Non ho mai avuto la pazienza di misurarmi con la scrittura ma amo le storie e le persone e coltivo l’ambizione di poter, attraverso i nostri libri, esercitare lo stesso potere a cui possono attingere autori e autrici: quello di presentare un ordine delle cose per poi sovvertirlo con forza. Il nostro catalogo si muove in questa stessa direzione; racconta la realtà per poi mandarla in pezzi e rimodellarla. I libri di Sanín e Lehner descrivono a modo loro la lotta cieca di chi non è più disposto a negoziare il proprio diritto all’esistenza e, nel farlo, plasmano un mondo migliore.
- La casa editrice sarà dislocata in tre paesi e due continenti diversi. Ci spieghi nel dettaglio il progetto?
Mendel è la sintesi calma di tantissime esperienze diverse. La curiosità sapiente di Virginia radicata lungo le sponde del lago maggiore, l’esperienza internazionale che Elena ha avuto modo di esprimere fra Russia, Scozia e Italia. C’è la sconfinata creatività di Juan che si muove fra Venezuela e Cile e la mia isterica voglia di vita che mi ha portato a cercare storie in tutto il centro Europa e poi in America Latina.

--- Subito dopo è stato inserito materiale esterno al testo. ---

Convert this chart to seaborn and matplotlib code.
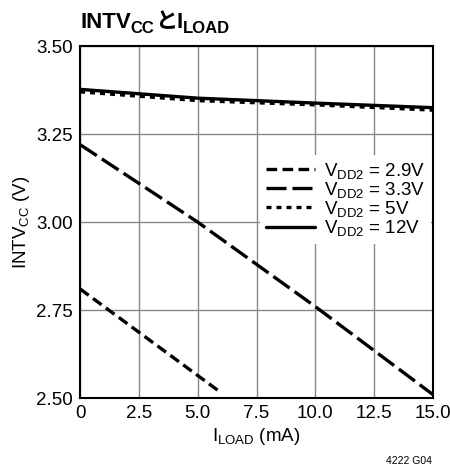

Date queste premesse, pensare di poter riassumere Mendel entro le quattro pareti di un ufficio sarebbe stato insieme claustrofobico e limitante.
Certo, c’è una redazione, che sta a Busto Arsizio. A questa però si aggiunge la nostra organizzazione virtuale, che ci permette di organizzare il lavoro e stare in contatto con amici, autori, lettori e librai ma anche confrontarci con altri editori e chiacchierare con gli agenti letterari.
- Il vostro logo è la Thonet n. 14, ovvero la sedia numero 14, una pietra miliare nella storia del design, simbolo di innovazione e di ricerca. La stessa che ti prefiggi possa rappresentare la Mendel Edizioni?
A questa domanda risponderò citando per intero il grafico che ha realizzato il logo per noi. Nel brandbook che ha prodotto a corredo del lavoro di realizzazione del marchio scrive:
La Thonet n. 14 fu rivoluzionaria. Dimostrò che anche il settore industriale più consolidato è capace d’innovazione. Senza mai tradire la natura dei materiali che lavorava, Thonet rese chiaro che la continuità è un valore, che la collettività è una ricchezza e che le rivoluzioni non si nascondono necessariamente dietro la novità, ma nascono spesso dalla seria osservazione del mondo che già ci circonda. Mendel è un marchio editoriale che ha deciso di fondarsi su questi identici princìpi. La Sedia numero 14 è pratica e, nella sua rappresentazione grafica, concreta. Lo spazio vuoto che la circonda è il principio – è il bianco della carta trasformato in piano orizzontale dalle ombre che essa stessa proietta. Attorno alla sua raffigurazione, La Sedia numero 14 sembra raccontarci di un mondo fatto di voci e di storie. Lo sfondo è un caffè viennese, i protagonisti sono gli avventori che lo popolano. Fra loro, se ne distingue uno; è Jakob Mendel.